### DESCRIPTION OF THE TASK
From the very first line of the data to the line containing "import plotly.graph_objects as go", retype everything exactly, leaving the pictures behind.

○ ○ ○ ○ ○

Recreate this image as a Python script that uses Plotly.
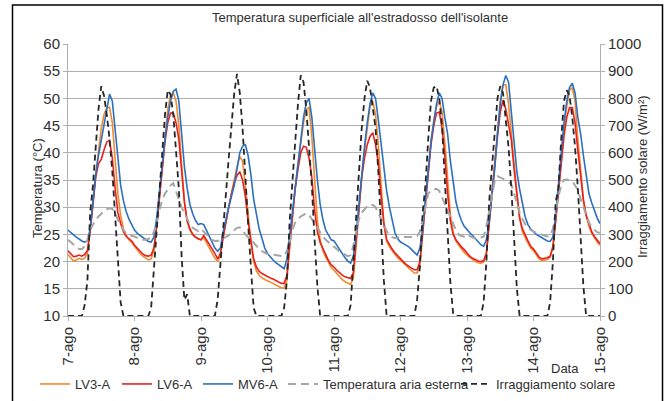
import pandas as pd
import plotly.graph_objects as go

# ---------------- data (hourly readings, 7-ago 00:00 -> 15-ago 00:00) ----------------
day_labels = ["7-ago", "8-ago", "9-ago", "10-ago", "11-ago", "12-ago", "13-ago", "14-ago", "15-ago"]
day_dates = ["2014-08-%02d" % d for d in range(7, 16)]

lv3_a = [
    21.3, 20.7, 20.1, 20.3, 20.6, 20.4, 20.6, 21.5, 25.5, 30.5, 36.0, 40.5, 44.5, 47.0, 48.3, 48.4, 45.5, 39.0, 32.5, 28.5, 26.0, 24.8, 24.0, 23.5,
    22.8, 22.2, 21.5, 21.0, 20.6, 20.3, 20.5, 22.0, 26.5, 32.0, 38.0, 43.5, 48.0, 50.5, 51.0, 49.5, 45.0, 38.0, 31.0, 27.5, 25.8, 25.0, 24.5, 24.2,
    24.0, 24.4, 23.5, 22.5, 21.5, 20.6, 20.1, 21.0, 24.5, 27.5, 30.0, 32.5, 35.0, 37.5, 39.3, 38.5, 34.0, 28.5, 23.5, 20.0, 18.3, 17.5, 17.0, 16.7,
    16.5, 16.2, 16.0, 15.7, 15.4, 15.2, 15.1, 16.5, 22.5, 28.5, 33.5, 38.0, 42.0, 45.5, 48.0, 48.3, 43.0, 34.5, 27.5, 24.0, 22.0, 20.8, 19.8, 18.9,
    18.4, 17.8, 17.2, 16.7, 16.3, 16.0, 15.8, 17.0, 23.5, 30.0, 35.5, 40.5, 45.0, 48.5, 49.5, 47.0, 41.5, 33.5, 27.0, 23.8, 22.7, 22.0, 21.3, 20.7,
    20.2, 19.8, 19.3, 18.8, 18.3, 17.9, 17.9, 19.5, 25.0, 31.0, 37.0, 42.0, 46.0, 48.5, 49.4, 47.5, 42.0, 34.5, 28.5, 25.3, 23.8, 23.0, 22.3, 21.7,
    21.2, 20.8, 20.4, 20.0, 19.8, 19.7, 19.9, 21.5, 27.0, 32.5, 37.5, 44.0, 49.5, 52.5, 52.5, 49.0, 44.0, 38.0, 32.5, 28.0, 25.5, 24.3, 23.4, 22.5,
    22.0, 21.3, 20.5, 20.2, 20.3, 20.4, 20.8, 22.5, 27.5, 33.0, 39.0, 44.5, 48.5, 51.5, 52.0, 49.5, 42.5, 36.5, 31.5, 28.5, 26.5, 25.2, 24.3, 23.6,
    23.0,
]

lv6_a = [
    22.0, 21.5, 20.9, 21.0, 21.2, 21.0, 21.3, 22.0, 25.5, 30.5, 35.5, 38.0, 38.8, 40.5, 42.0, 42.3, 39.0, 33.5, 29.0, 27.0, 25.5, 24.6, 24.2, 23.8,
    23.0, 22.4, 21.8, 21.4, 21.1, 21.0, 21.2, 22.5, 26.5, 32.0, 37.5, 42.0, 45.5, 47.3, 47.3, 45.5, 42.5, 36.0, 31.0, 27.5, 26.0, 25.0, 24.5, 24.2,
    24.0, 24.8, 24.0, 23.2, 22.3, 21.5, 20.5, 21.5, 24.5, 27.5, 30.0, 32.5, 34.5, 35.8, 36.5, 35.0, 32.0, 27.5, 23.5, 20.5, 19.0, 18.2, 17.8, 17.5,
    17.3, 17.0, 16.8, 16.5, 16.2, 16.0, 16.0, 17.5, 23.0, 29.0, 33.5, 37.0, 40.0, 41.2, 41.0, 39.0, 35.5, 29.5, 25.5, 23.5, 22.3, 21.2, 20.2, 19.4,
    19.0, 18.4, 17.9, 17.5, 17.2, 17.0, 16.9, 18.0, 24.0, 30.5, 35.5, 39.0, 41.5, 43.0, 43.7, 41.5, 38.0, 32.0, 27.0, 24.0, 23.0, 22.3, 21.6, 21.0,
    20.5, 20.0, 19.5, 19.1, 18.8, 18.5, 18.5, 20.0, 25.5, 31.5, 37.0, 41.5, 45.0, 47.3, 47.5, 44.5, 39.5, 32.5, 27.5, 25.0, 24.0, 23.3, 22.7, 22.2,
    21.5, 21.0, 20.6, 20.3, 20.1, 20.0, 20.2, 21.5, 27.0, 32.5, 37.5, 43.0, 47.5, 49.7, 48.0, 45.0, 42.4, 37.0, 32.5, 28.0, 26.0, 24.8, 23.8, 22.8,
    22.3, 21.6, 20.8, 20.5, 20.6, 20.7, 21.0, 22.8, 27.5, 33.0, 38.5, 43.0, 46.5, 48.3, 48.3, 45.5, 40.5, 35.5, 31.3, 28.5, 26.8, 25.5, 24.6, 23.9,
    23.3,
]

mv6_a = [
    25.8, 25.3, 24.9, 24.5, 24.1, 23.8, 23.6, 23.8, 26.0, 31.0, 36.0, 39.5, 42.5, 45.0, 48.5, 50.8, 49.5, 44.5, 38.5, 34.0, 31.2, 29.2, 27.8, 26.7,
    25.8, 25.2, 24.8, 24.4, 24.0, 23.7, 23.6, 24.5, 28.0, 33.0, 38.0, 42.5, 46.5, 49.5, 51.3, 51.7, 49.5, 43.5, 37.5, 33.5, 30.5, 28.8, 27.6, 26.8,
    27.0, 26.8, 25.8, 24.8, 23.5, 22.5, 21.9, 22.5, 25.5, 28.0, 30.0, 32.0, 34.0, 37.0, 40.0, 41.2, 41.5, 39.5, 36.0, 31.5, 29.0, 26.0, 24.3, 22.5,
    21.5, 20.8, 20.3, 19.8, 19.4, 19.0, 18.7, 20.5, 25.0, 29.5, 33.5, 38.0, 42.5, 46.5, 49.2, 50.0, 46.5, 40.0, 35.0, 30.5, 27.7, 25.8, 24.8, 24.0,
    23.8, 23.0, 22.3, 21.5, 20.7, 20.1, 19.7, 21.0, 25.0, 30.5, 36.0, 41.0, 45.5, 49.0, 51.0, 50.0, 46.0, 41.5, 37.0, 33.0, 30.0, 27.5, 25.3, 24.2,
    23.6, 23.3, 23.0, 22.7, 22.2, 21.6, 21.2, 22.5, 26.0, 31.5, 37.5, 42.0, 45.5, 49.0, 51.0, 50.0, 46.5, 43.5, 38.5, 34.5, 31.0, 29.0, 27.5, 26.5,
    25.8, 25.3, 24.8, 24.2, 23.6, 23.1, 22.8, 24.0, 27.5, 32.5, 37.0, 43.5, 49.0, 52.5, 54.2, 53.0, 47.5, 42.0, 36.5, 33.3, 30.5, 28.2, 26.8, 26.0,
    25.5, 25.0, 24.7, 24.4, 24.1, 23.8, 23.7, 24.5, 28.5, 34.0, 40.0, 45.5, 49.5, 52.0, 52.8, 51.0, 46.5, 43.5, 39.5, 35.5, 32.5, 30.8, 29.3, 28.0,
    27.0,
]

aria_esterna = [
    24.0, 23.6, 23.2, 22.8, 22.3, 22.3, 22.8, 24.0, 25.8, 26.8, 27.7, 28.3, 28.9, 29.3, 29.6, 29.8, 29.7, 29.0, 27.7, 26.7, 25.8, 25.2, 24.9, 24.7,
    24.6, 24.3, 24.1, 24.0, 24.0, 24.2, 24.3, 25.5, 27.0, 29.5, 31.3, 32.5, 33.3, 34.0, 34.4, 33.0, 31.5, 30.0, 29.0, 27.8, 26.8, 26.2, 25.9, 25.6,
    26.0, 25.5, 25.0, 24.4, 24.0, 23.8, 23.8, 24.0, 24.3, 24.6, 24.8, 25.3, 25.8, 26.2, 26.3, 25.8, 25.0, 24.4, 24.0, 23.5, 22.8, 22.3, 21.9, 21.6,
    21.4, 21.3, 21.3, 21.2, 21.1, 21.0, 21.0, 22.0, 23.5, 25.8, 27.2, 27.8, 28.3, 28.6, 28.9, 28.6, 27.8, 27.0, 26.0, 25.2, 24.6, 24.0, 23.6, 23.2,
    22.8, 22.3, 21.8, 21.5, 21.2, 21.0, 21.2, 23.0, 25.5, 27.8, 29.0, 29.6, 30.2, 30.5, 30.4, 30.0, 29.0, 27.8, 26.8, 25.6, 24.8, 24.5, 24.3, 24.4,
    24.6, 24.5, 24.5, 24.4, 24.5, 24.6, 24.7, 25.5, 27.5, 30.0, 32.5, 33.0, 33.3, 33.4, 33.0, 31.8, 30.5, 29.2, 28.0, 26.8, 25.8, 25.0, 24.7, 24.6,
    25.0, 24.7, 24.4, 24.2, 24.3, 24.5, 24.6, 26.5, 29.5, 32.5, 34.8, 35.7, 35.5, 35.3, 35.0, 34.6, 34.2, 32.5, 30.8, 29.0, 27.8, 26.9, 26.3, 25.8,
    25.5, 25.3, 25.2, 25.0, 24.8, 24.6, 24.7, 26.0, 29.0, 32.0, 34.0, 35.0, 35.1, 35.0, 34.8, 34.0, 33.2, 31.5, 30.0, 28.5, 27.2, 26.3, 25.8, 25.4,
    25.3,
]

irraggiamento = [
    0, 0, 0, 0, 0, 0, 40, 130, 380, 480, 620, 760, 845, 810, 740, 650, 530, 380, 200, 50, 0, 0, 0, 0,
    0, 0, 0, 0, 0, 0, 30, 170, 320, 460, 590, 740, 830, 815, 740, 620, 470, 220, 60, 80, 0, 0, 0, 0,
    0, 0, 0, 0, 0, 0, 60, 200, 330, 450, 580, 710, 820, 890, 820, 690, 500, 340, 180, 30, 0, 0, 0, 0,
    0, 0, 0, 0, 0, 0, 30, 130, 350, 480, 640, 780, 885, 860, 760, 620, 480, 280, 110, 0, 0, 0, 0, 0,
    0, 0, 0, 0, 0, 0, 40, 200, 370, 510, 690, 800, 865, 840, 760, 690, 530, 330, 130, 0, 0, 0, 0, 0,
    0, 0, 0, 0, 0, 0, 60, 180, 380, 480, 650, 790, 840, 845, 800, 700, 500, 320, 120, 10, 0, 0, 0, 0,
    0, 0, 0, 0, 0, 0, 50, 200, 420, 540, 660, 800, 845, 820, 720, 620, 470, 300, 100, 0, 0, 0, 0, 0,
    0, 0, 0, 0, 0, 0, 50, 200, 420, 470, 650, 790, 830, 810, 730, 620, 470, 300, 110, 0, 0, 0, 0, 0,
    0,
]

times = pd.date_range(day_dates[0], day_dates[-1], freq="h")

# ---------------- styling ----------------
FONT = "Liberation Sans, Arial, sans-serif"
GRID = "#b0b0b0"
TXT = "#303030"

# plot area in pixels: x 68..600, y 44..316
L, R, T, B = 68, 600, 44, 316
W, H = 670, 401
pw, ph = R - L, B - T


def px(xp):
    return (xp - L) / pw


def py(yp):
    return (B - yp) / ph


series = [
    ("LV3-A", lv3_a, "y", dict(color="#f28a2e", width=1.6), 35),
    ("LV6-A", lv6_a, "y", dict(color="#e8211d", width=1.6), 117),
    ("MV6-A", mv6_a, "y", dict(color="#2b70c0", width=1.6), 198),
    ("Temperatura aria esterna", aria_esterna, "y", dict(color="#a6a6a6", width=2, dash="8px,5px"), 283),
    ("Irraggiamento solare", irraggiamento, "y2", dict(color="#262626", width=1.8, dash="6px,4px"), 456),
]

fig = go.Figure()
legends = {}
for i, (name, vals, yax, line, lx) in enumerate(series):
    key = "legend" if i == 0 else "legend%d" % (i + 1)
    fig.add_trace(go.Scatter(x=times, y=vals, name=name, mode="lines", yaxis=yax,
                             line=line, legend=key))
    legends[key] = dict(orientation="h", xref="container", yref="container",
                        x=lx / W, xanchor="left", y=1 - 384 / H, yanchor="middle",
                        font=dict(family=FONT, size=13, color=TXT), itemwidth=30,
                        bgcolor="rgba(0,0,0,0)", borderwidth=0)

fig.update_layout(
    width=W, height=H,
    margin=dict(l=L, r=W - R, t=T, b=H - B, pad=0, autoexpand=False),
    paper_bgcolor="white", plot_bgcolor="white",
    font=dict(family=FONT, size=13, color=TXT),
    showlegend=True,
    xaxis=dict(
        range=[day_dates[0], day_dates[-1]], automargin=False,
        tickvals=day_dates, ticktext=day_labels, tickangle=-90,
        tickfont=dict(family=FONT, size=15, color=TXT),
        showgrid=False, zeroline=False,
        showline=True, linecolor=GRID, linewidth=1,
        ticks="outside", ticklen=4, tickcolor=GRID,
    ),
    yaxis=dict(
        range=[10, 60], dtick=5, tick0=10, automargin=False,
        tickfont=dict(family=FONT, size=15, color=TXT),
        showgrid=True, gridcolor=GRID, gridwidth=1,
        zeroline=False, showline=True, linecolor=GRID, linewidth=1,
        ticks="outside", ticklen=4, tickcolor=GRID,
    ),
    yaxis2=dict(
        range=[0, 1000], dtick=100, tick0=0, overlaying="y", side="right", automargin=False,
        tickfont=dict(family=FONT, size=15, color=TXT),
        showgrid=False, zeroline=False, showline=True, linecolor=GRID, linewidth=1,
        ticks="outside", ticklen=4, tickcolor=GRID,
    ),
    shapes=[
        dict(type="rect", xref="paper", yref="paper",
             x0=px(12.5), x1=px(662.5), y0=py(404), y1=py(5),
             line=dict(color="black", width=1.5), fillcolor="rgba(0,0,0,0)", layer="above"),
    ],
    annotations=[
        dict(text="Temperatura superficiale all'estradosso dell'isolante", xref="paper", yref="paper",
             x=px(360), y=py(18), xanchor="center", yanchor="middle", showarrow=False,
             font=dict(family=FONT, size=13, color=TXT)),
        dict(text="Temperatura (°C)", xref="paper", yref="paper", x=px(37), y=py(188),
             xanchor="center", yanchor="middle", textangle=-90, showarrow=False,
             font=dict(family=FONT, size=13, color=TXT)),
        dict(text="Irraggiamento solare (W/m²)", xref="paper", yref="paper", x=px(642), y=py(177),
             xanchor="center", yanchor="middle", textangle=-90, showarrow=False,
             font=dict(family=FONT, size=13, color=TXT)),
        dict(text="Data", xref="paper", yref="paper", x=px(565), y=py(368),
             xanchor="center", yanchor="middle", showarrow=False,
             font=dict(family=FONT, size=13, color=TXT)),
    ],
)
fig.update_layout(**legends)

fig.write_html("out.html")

○ ○ ○ ○ ○

### FULL ANSWER
Recreate this image as a Python script that uses Plotly.
import pandas as pd
import plotly.graph_objects as go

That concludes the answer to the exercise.